This approach works for 10-20 queries in a testing session. At scale without residential proxies, Google's IP rate limiting escalates and the degraded response rate climbs. The validate_serp_response() function catches those, but it also means your pipeline stalls. The solution is the next method.

Method 2: httpx + HTTP/2 + Residential Proxies (The Production Default)

httpx with HTTP/2 passes the TLS fingerprint check that requests fails. Combined with rotating residential proxies and fixed gl/hl parameters, this is the production default for the vast majority of Google scraping use cases.

How to configure the production Google scraping stack:

Install httpx with HTTP/2 support: pip install httpx[http2] beautifulsoup4 lxml
Fix gl=us and hl=en in every Google search URL — without these, results vary by proxy IP's inferred location
Configure Magnetic Proxy's residential endpoint in the proxies dict — one residential IP per request via automatic rotation
Run validate_serp_response() on every response before parsing
Apply Poisson-distributed delays between requests to match human browsing patterns

Why gl and hl matter specifically for rank tracking: every residential IP in MP's pool has a real geographic location. Without gl and hl fixed, Google may serve slightly different results to an IP from Texas vs. an IP from Ohio, making your rank data inconsistent across the same run. The gl parameter, hl parameter, and Google search URL parameters must be locked before any production scraping pipeline goes live.

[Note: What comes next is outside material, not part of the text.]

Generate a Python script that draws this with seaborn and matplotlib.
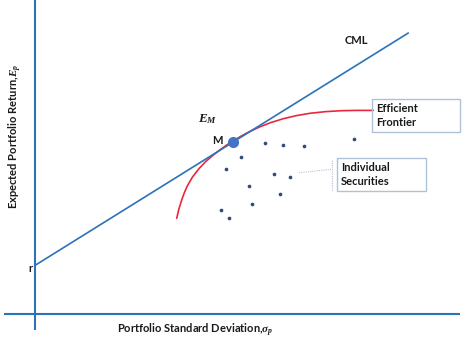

# Method 2: httpx + HTTP/2 + MP residential proxies — production default
# Passes TLS fingerprint check that requests fails
# gl and hl parameters locked for reproducible results

import httpx
from bs4 import BeautifulSoup
import asyncio
import random
import csv
from dataclasses import dataclass, field

MP_USERNAME = "YOURUSERNAME"
MP_PASSWORD = "YOURPASSWORD"
MP_HOST     = "rs.magneticproxy.net"
MP_PORT     = "443"

HEADERS = {
    "User-Agent": (
        "Mozilla/5.0 (Windows NT 10.0; Win64; x64) "
        "AppleWebKit/537.36 (KHTML, like Gecko) "
        "Chrome/124.0.0.0 Safari/537.36"
    ),
    "Accept-Language": "en-US,en;q=0.9",
    "Accept":          "text/html,application/xhtml+xml,*/*;q=0.8",
    "Referer":         "https://www.google.com/",
}

def get_proxy_url(country: str = "us") -> str:
    # Rotating residential proxy — new IP per request
    user = f"customer-{MP_USERNAME}-cc-{country}"
    return f"https://{user}:{MP_PASSWORD}@{MP_HOST}:{MP_PORT}"

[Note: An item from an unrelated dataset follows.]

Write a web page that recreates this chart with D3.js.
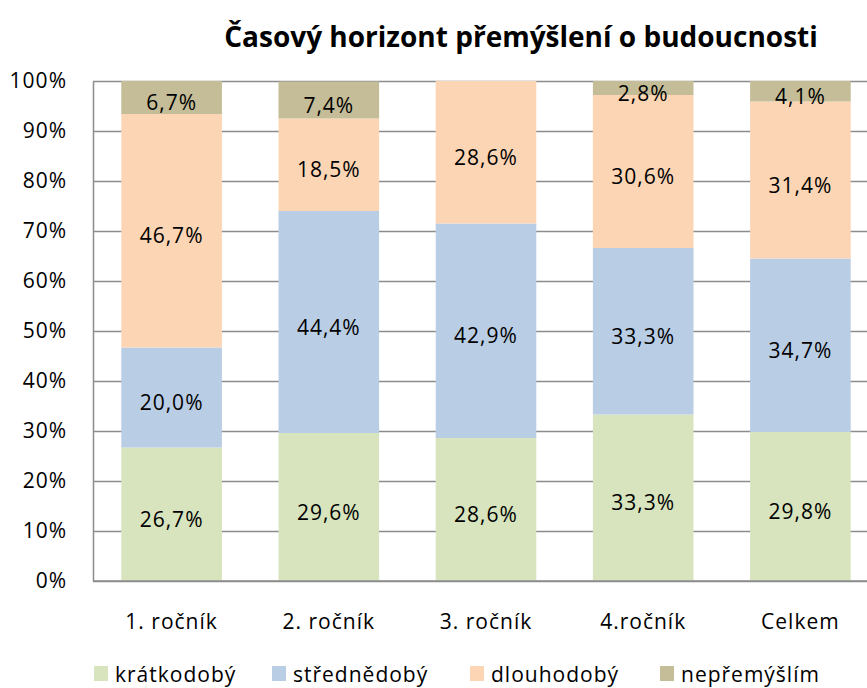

def build_google_url(query: str, country: str = "us", page: int = 0) -> str:
    # gl and hl locked — mandatory for reproducible rank tracking
    start = page * 10
    return (
        f"https://www.google.com/search"
        f"?q={query.replace(' ', '+')}"
        f"&gl={country}&hl=en&num=10&start={start}"
    )

def validate_serp_response(soup: BeautifulSoup) -> bool:
    organic = soup.select("div.g h3")
    if len(organic) < 3:
        return False
    if soup.find("form", id="captcha-form"):
        return False
    if "unusual traffic" in soup.get_text().lower():
        return False
    return True

def parse_organic_results(soup: BeautifulSoup, query: str) -> list[dict]:
    results = []
    for i, result in enumerate(soup.select("div.g"), 1):
        title_tag   = result.select_one("h3")
        link_tag    = result.select_one("a")
        snippet_tag = result.select_one("[data-sncf='1'], .VwiC3b")

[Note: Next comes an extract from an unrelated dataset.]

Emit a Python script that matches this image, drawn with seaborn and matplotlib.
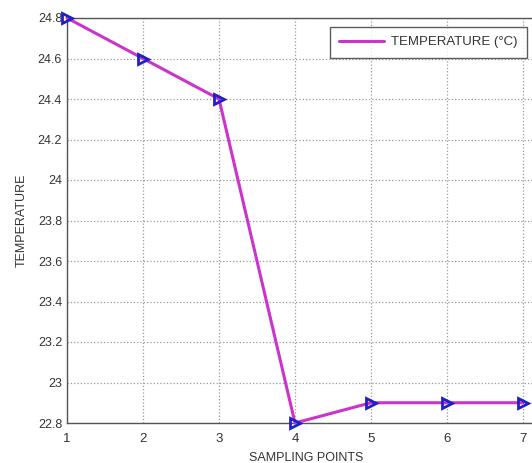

        if title_tag and link_tag:
            results.append({
                "query":    query,
                "position": i,
                "title":    title_tag.get_text(strip=True),
                "url":      link_tag.get("href", ""),
                "snippet":  snippet_tag.get_text(strip=True) if snippet_tag else "",
            })
    return results

async def scrape_serp(
    client: httpx.AsyncClient,
    query:  str,
    country: str = "us",
) -> list[dict]:
    await asyncio.sleep(random.expovariate(1 / 1.5))  # Poisson delay

    url = build_google_url(query, country)
    proxy = get_proxy_url(country)

    try:
        response = await client.get(
            url,
            headers=HEADERS,
            proxy=proxy,
            timeout=15,
            follow_redirects=True,
        )

        if response.status_code != 200:
            print(f"✗ HTTP {response.status_code} for '{query}'")
            return []

        soup = BeautifulSoup(response.text, "lxml")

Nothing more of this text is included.